Nous ne saurions quitter la presse de l’Inde sans dire quelques mots des publications périodiques écrites en langues orientales. Les missionnaires protestans de Sérampour furent les premiers qui introduisirent l’élément natif dans la presse anglo-indienne. Ils publièrent pour la première fois en 1819 un journal en langue bengali, qui avait pour but spécial de servir la cause de la propagande religieuse. Pour répondre aux attaques que l’organe des sociétés bibliques lançait contre la religion hindoue, des pundits organisèrent bientôt diverses publications ; mais la presse hindoue resta vouée exclusivement à la polémique religieuse jusqu’en 1830, époque où les journaux en langues natives commencèrent à donner des nouvelles de l’Europe. La presse hindoue, qui compte non-seulement des représentans à Calcutta, mais encore dans toutes les grandes villes de l’Inde, a adopté les formes multiples de la publicité européenne, et ses organes sont quotidiens, hebdomadaires, bi-mensuels et mensuels. Elle aborde les sujets les plus variés, politique, science, littérature, et compte même des feuilles qui ont, comme le Punch de Londres, pour unique spécialité de châtier les ridicules contemporains[1]. Des personnes compétentes nous assurent que l’influence de la presse native sur les populations est fort peu considérable, et qu’elle ne compte de lecteurs que parmi le Young Bengal, qui, né d’hier comme le Young England, est déjà bien cacochyme aujourd’hui.

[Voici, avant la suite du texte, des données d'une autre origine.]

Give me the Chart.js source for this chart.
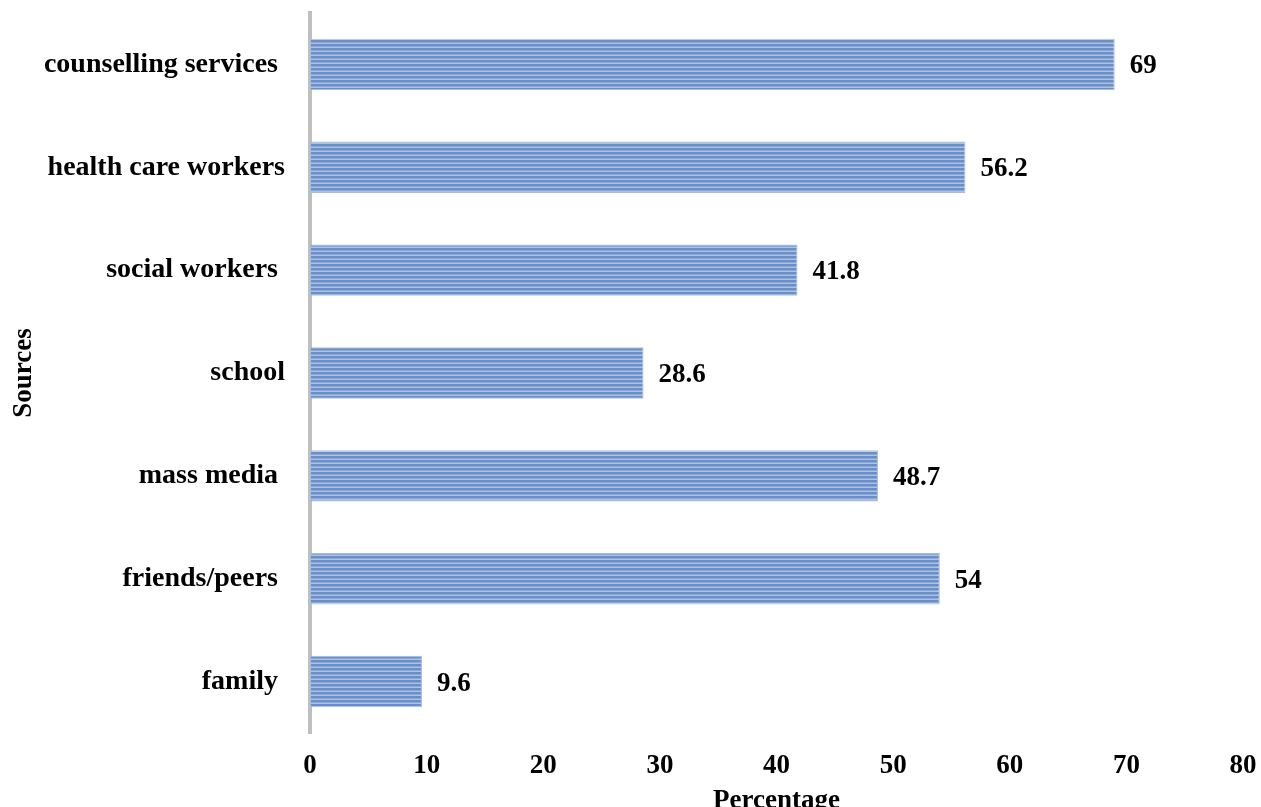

Si maintenant, pour résumer ces observations sur la communauté anglo-indienne de la ville des palais, nous devions parler en termes amers de sa moralité, nous garderions le silence, car le silence, à

  1. Le prix de l’abonnement est d’une roupie par mois pour le journal quotidien, et varie pour les autres publications de une demi-roupie à un quart et même un huitième de roupie, prix bien modeste, si l’on pense qu’il s’agit d’un abonnement mensuel au Bidyacul podruma (l’Arbre de toutes les Sciences), au Sambad Rasaraj (le Roi de la Satire), ou au Sambad Bhashkar (le Soleil). Le Soleil, qui est généralement reconnu comme le journal le plus important de la communauté indigène, tire seulement à 400 exemplaires, faible circulation que n’explique que trop ce que nous avons dit du déplorable état de l’éducation dans la société indienne.